▶ Goal of the exercise
Give back the full listing, character for character, with no pictures.

** Begin **

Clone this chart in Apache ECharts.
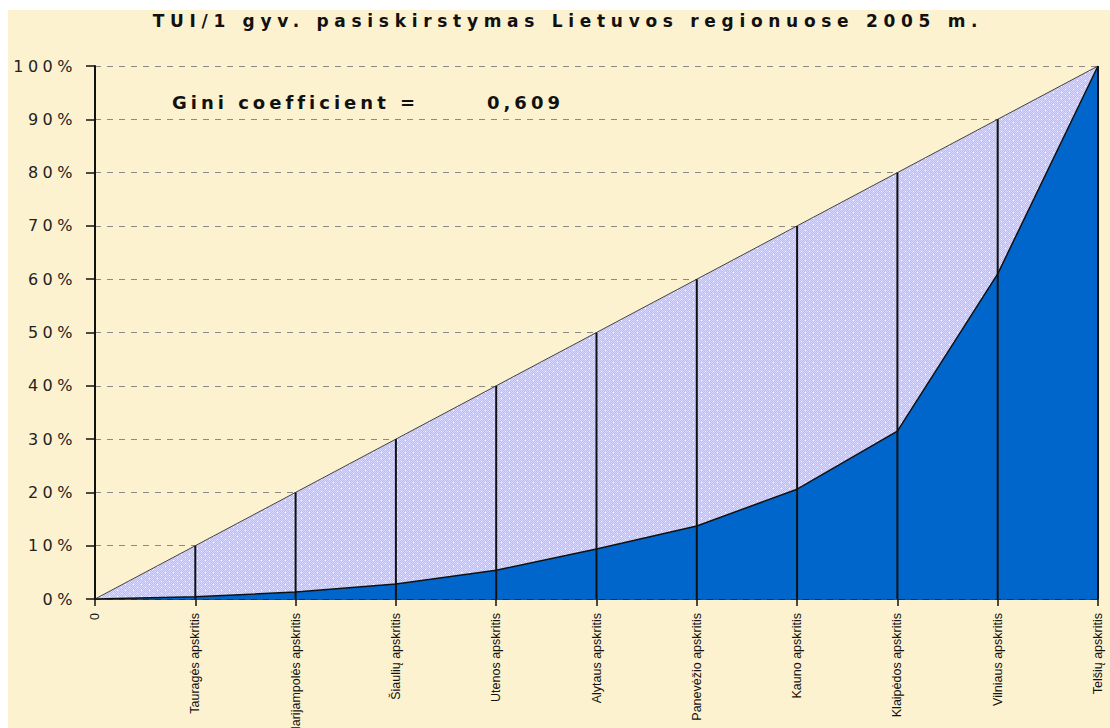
<!DOCTYPE html>
<html>
<head>
<meta charset="utf-8">
<title>TUI/1 gyv. pasiskirstymas</title>
<script src="https://cdn.jsdelivr.net/npm/echarts@6/dist/echarts.min.js"></script>
<style>
  html, body { margin: 0; padding: 0; background: #ffffff; }
  #chart { position: absolute; left: 8px; top: 10px; width: 1102px; height: 718px; }
  /* the old excel picture has very wide spacing between letters */
  #chart text[style*="17px"] { letter-spacing: 5.7px; }
  #chart text[style*="18px"] { letter-spacing: 4px; }
  #chart text[style*="16px"] { letter-spacing: 4.5px; }
</style>
</head>
<body>
<div id="chart"></div>
<script>
const regions = [
  "0",
  "Tauragės apskritis",
  "Marijampolės apskritis",
  "Šiaulių apskritis",
  "Utenos apskritis",
  "Alytaus apskritis",
  "Panevėžio apskritis",
  "Kauno apskritis",
  "Klaipėdos apskritis",
  "Vilniaus apskritis",
  "Telšių apskritis",
];
const equality = [0, 10, 20, 30, 40, 50, 60, 70, 80, 90, 100];
const lorenz = [0, 0.4, 1.3, 2.8, 5.4, 9.4, 13.7, 20.6, 31.5, 61.0, 100];
const dropLines = [null, 10, 20, 30, 40, 50, 60, 70, 80, 90, 100];
const yTicks = [0, 10, 20, 30, 40, 50, 60, 70, 80, 90, 100];
const giniLabel = "Gini coefficient =";
const giniValue = "0,609";

// dotted lavender fill like the excel pattern
function makePattern() {
  const c = document.createElement("canvas");
  c.width = 8;
  c.height = 6;
  const ctx = c.getContext("2d");
  ctx.fillStyle = "#bcbcf7";
  ctx.fillRect(0, 0, 8, 6);
  ctx.fillStyle = "#d6d6fe";
  for (let y = 0; y < 6; y++) {
    for (let x = 0; x < 8; x++) {
      if ((x + y) % 2 === 0) ctx.fillRect(x, y, 1, 1);
    }
  }
  ctx.fillStyle = "#ffffff";
  ctx.fillRect(1, 1, 1, 1);
  ctx.fillRect(5, 4, 1, 1);
  return c.toDataURL();
}

const chart = echarts.init(document.getElementById("chart"), null, { renderer: "svg" });

const option = {
  backgroundColor: "#fdf2d0",
  animation: false,
  title: {
    text: "TUI/1 gyv. pasiskirstymas Lietuvos regionuose 2005 m.",
    left: 560,
    top: 2,
    padding: 0,
    textAlign: "center",
    textStyle: { fontFamily: "DejaVu Sans", fontSize: 17, fontWeight: "bold", color: "#111" },
  },
  grid: { left: 87, right: 12, top: 56, bottom: 129, containLabel: false, outerBoundsMode: "none" },
  xAxis: {
    type: "category",
    data: regions,
    boundaryGap: false,
    axisLine: { show: true, lineStyle: { color: "#111", width: 1.5 } },
    axisTick: { show: true, length: 7, interval: 0, lineStyle: { color: "#111", width: 1.5 } },
    axisLabel: {
      interval: 0,
      rotate: 90,
      margin: 14,
      fontFamily: "Liberation Sans",
      fontSize: 12.5,
      color: "#111",
    },
    splitLine: { show: false },
  },
  yAxis: {
    type: "value",
    min: yTicks[0],
    max: yTicks[yTicks.length - 1],
    interval: 10,
    axisLine: { show: true, lineStyle: { color: "#111", width: 2 } },
    axisTick: { show: true, length: 9, lineStyle: { color: "#111", width: 1.5 } },
    axisLabel: {
      formatter: "{value}%",
      margin: 18,
      fontFamily: "DejaVu Sans",
      fontSize: 16,
      color: "#222",
    },
    splitLine: { show: true, lineStyle: { color: "#8a8a8a", width: 1, type: [6, 6] } },
  },
  series: [
    {
      name: "equality",
      type: "line",
      data: equality,
      symbol: "none",
      z: 2,
      lineStyle: { color: "#444", width: 1 },
      areaStyle: { color: { image: makePattern(), repeat: "repeat" }, opacity: 1 },
    },
    {
      name: "lorenz",
      type: "line",
      data: lorenz,
      symbol: "none",
      z: 3,
      lineStyle: { color: "#111", width: 1.5 },
      areaStyle: { color: "#0066cc", opacity: 1 },
    },
    {
      name: "drop",
      type: "bar",
      data: dropLines,
      barWidth: 2,
      clip: false,
      z: 4,
      itemStyle: { color: "#111" },
    },
  ],
  graphic: [
    {
      type: "text",
      x: 164,
      y: 92,
      style: {
        text: giniLabel,
        fontFamily: "DejaVu Sans",
        fontSize: 18,
        fontWeight: "bold",
        fill: "#111",
        verticalAlign: "middle",
      },
    },
    {
      type: "text",
      x: 479,
      y: 92,
      style: {
        text: giniValue,
        fontFamily: "DejaVu Sans",
        fontSize: 18,
        fontWeight: "bold",
        fill: "#111",
        verticalAlign: "middle",
      },
    },
  ],
};

chart.setOption(option);
</script>
</body>
</html>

** End **

▶ Worked solution
Clone this chart in Apache ECharts.
<!DOCTYPE html>
<html>
<head>
<meta charset="utf-8">
<title>TUI/1 gyv. pasiskirstymas</title>
<script src="https://cdn.jsdelivr.net/npm/echarts@6/dist/echarts.min.js"></script>
<style>
  html, body { margin: 0; padding: 0; background: #ffffff; }
  #chart { position: absolute; left: 8px; top: 10px; width: 1102px; height: 718px; }
  /* the old excel picture has very wide spacing between letters */
  #chart text[style*="17px"] { letter-spacing: 5.7px; }
  #chart text[style*="18px"] { letter-spacing: 4px; }
  #chart text[style*="16px"] { letter-spacing: 4.5px; }
</style>
</head>
<body>
<div id="chart"></div>
<script>
const regions = [
  "0",
  "Tauragės apskritis",
  "Marijampolės apskritis",
  "Šiaulių apskritis",
  "Utenos apskritis",
  "Alytaus apskritis",
  "Panevėžio apskritis",
  "Kauno apskritis",
  "Klaipėdos apskritis",
  "Vilniaus apskritis",
  "Telšių apskritis",
];
const equality = [0, 10, 20, 30, 40, 50, 60, 70, 80, 90, 100];
const lorenz = [0, 0.4, 1.3, 2.8, 5.4, 9.4, 13.7, 20.6, 31.5, 61.0, 100];
const dropLines = [null, 10, 20, 30, 40, 50, 60, 70, 80, 90, 100];
const yTicks = [0, 10, 20, 30, 40, 50, 60, 70, 80, 90, 100];
const giniLabel = "Gini coefficient =";
const giniValue = "0,609";

// dotted lavender fill like the excel pattern
function makePattern() {
  const c = document.createElement("canvas");
  c.width = 8;
  c.height = 6;
  const ctx = c.getContext("2d");
  ctx.fillStyle = "#bcbcf7";
  ctx.fillRect(0, 0, 8, 6);
  ctx.fillStyle = "#d6d6fe";
  for (let y = 0; y < 6; y++) {
    for (let x = 0; x < 8; x++) {
      if ((x + y) % 2 === 0) ctx.fillRect(x, y, 1, 1);
    }
  }
  ctx.fillStyle = "#ffffff";
  ctx.fillRect(1, 1, 1, 1);
  ctx.fillRect(5, 4, 1, 1);
  return c.toDataURL();
}

const chart = echarts.init(document.getElementById("chart"), null, { renderer: "svg" });

const option = {
  backgroundColor: "#fdf2d0",
  animation: false,
  title: {
    text: "TUI/1 gyv. pasiskirstymas Lietuvos regionuose 2005 m.",
    left: 560,
    top: 2,
    padding: 0,
    textAlign: "center",
    textStyle: { fontFamily: "DejaVu Sans", fontSize: 17, fontWeight: "bold", color: "#111" },
  },
  grid: { left: 87, right: 12, top: 56, bottom: 129, containLabel: false, outerBoundsMode: "none" },
  xAxis: {
    type: "category",
    data: regions,
    boundaryGap: false,
    axisLine: { show: true, lineStyle: { color: "#111", width: 1.5 } },
    axisTick: { show: true, length: 7, interval: 0, lineStyle: { color: "#111", width: 1.5 } },
    axisLabel: {
      interval: 0,
      rotate: 90,
      margin: 14,
      fontFamily: "Liberation Sans",
      fontSize: 12.5,
      color: "#111",
    },
    splitLine: { show: false },
  },
  yAxis: {
    type: "value",
    min: yTicks[0],
    max: yTicks[yTicks.length - 1],
    interval: 10,
    axisLine: { show: true, lineStyle: { color: "#111", width: 2 } },
    axisTick: { show: true, length: 9, lineStyle: { color: "#111", width: 1.5 } },
    axisLabel: {
      formatter: "{value}%",
      margin: 18,
      fontFamily: "DejaVu Sans",
      fontSize: 16,
      color: "#222",
    },
    splitLine: { show: true, lineStyle: { color: "#8a8a8a", width: 1, type: [6, 6] } },
  },
  series: [
    {
      name: "equality",
      type: "line",
      data: equality,
      symbol: "none",
      z: 2,
      lineStyle: { color: "#444", width: 1 },
      areaStyle: { color: { image: makePattern(), repeat: "repeat" }, opacity: 1 },
    },
    {
      name: "lorenz",
      type: "line",
      data: lorenz,
      symbol: "none",
      z: 3,
      lineStyle: { color: "#111", width: 1.5 },
      areaStyle: { color: "#0066cc", opacity: 1 },
    },
    {
      name: "drop",
      type: "bar",
      data: dropLines,
      barWidth: 2,
      clip: false,
      z: 4,
      itemStyle: { color: "#111" },
    },
  ],
  graphic: [
    {
      type: "text",
      x: 164,
      y: 92,
      style: {
        text: giniLabel,
        fontFamily: "DejaVu Sans",
        fontSize: 18,
        fontWeight: "bold",
        fill: "#111",
        verticalAlign: "middle",
      },
    },
    {
      type: "text",
      x: 479,
      y: 92,
      style: {
        text: giniValue,
        fontFamily: "DejaVu Sans",
        fontSize: 18,
        fontWeight: "bold",
        fill: "#111",
        verticalAlign: "middle",
      },
    },
  ],
};

chart.setOption(option);
</script>
</body>
</html>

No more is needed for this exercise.